* **Work to complete**: Only the pictures are omitted; repeat all other data exactly.
━━━━━ Data provided
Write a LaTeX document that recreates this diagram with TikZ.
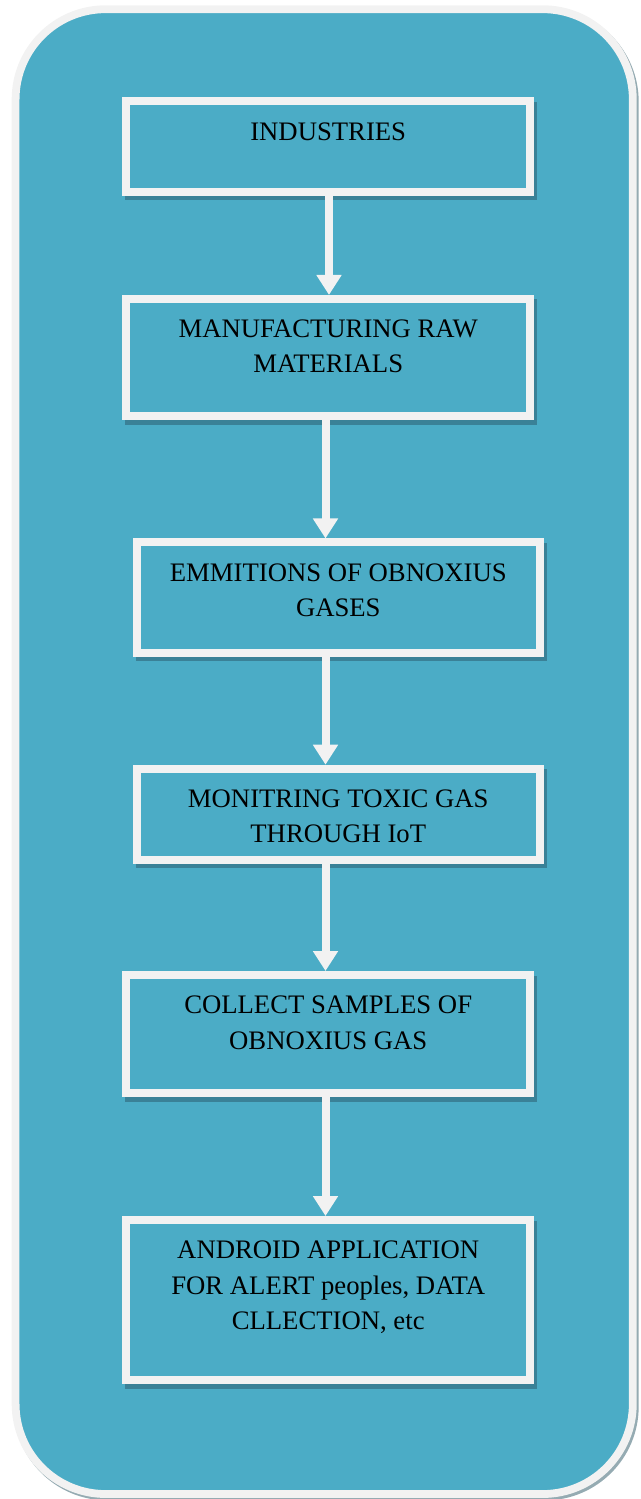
\documentclass[tikz,border=0pt]{standalone}
\usepackage{fontspec}
\setmainfont{Liberation Serif}
\usetikzlibrary{arrows.meta,backgrounds}
\definecolor{panelteal}{HTML}{4BACC6}
\definecolor{rimwhite}{HTML}{F2F2F2}
\definecolor{boxshade}{HTML}{3A8197}
\definecolor{panelshade}{HTML}{95ABB2}
\tikzset{
  stepbox/.style={draw=rimwhite,line width=0.16cm,fill=panelteal,
                  minimum width=8.07cm,inner sep=0pt},
  steptext/.style={anchor=north,align=center,text=black,inner sep=0pt,
                   font=\fontsize{15.2}{20}\selectfont},
  flow/.style={draw=rimwhite,line width=0.16cm,
               -{Triangle[width=0.48cm,length=0.4cm]}},
}

\begin{document}
\begin{tikzpicture}[x=0.02cm,y=-0.02cm]
  \useasboundingbox (0,0) rectangle (641,1499);
  % boxes, centres in pixels
  \node[stepbox,minimum height=1.81cm] (b1) at (328.2,146.5) {};
  \node[stepbox,minimum height=2.35cm] (b2) at (328.2,357.7) {};
  \node[stepbox,minimum height=2.21cm] (b3) at (338.3,597.7) {};
  \node[stepbox,minimum height=1.82cm] (b4) at (338.3,814.2) {};
  \node[stepbox,minimum height=2.36cm] (b5) at (328.2,1034) {};
  \node[stepbox,minimum height=3.20cm] (b6) at (328.2,1300) {};
  \node[steptext] (t1) at ([shift={(0,25.5)}]b1.north) {INDUSTRIES};
  \node[steptext] (t2) at ([shift={(0,24.5)}]b2.north) {MANUFACTURING RAW\\MATERIALS};
  \node[steptext] (t3) at ([shift={(0,25)}]b3.north) {EMMITIONS OF OBNOXIUS\\GASES};
  \node[steptext] (t4) at ([shift={(0,24.5)}]b4.north) {MONITRING TOXIC GAS\\THROUGH IoT};
  \node[steptext] (t5) at ([shift={(0,24.8)}]b5.north) {COLLECT SAMPLES OF\\OBNOXIUS GAS};
  \node[steptext] (t6) at ([shift={(0,24.8)}]b6.north) {ANDROID APPLICATION\\FOR ALERT peoples, DATA\\CLLECTION, etc};
  % arrows
  \coordinate (spine) at (325.5,0);
  \draw[flow] (b1.south -| 329,0) -- (b2.north -| 329,0);
  \foreach \a/\b in {b2/b3, b3/b4, b4/b5, b5/b6}
    \draw[flow] (\a.south -| spine) -- (\b.north -| spine);
  \begin{scope}[on background layer]
    \draw[panelshade,line width=0.156cm,rounded corners=1.8cm]
      (17.6,11.7) rectangle (634.8,1496.5);
    \draw[rimwhite,fill=panelteal,line width=0.156cm,rounded corners=1.8cm]
      (15.6,9.2) rectangle (632.8,1494);
    \foreach \b in {b1,b2,b3,b4,b5,b6}
      \fill[boxshade] ([shift={(3,4.5)}]\b.north west) rectangle ([shift={(3,4.5)}]\b.south east);
  \end{scope}
\end{tikzpicture}
\end{document}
━━━━━━━━━━
* **Complete response**:
Write a LaTeX document that recreates this diagram with TikZ.
\documentclass[tikz,border=0pt]{standalone}
\usepackage{fontspec}
\setmainfont{Liberation Serif}
\usetikzlibrary{arrows.meta,backgrounds}
\definecolor{panelteal}{HTML}{4BACC6}
\definecolor{rimwhite}{HTML}{F2F2F2}
\definecolor{boxshade}{HTML}{3A8197}
\definecolor{panelshade}{HTML}{95ABB2}
\tikzset{
  stepbox/.style={draw=rimwhite,line width=0.16cm,fill=panelteal,
                  minimum width=8.07cm,inner sep=0pt},
  steptext/.style={anchor=north,align=center,text=black,inner sep=0pt,
                   font=\fontsize{15.2}{20}\selectfont},
  flow/.style={draw=rimwhite,line width=0.16cm,
               -{Triangle[width=0.48cm,length=0.4cm]}},
}

\begin{document}
\begin{tikzpicture}[x=0.02cm,y=-0.02cm]
  \useasboundingbox (0,0) rectangle (641,1499);
  % boxes, centres in pixels
  \node[stepbox,minimum height=1.81cm] (b1) at (328.2,146.5) {};
  \node[stepbox,minimum height=2.35cm] (b2) at (328.2,357.7) {};
  \node[stepbox,minimum height=2.21cm] (b3) at (338.3,597.7) {};
  \node[stepbox,minimum height=1.82cm] (b4) at (338.3,814.2) {};
  \node[stepbox,minimum height=2.36cm] (b5) at (328.2,1034) {};
  \node[stepbox,minimum height=3.20cm] (b6) at (328.2,1300) {};
  \node[steptext] (t1) at ([shift={(0,25.5)}]b1.north) {INDUSTRIES};
  \node[steptext] (t2) at ([shift={(0,24.5)}]b2.north) {MANUFACTURING RAW\\MATERIALS};
  \node[steptext] (t3) at ([shift={(0,25)}]b3.north) {EMMITIONS OF OBNOXIUS\\GASES};
  \node[steptext] (t4) at ([shift={(0,24.5)}]b4.north) {MONITRING TOXIC GAS\\THROUGH IoT};
  \node[steptext] (t5) at ([shift={(0,24.8)}]b5.north) {COLLECT SAMPLES OF\\OBNOXIUS GAS};
  \node[steptext] (t6) at ([shift={(0,24.8)}]b6.north) {ANDROID APPLICATION\\FOR ALERT peoples, DATA\\CLLECTION, etc};
  % arrows
  \coordinate (spine) at (325.5,0);
  \draw[flow] (b1.south -| 329,0) -- (b2.north -| 329,0);
  \foreach \a/\b in {b2/b3, b3/b4, b4/b5, b5/b6}
    \draw[flow] (\a.south -| spine) -- (\b.north -| spine);
  \begin{scope}[on background layer]
    \draw[panelshade,line width=0.156cm,rounded corners=1.8cm]
      (17.6,11.7) rectangle (634.8,1496.5);
    \draw[rimwhite,fill=panelteal,line width=0.156cm,rounded corners=1.8cm]
      (15.6,9.2) rectangle (632.8,1494);
    \foreach \b in {b1,b2,b3,b4,b5,b6}
      \fill[boxshade] ([shift={(3,4.5)}]\b.north west) rectangle ([shift={(3,4.5)}]\b.south east);
  \end{scope}
\end{tikzpicture}
\end{document}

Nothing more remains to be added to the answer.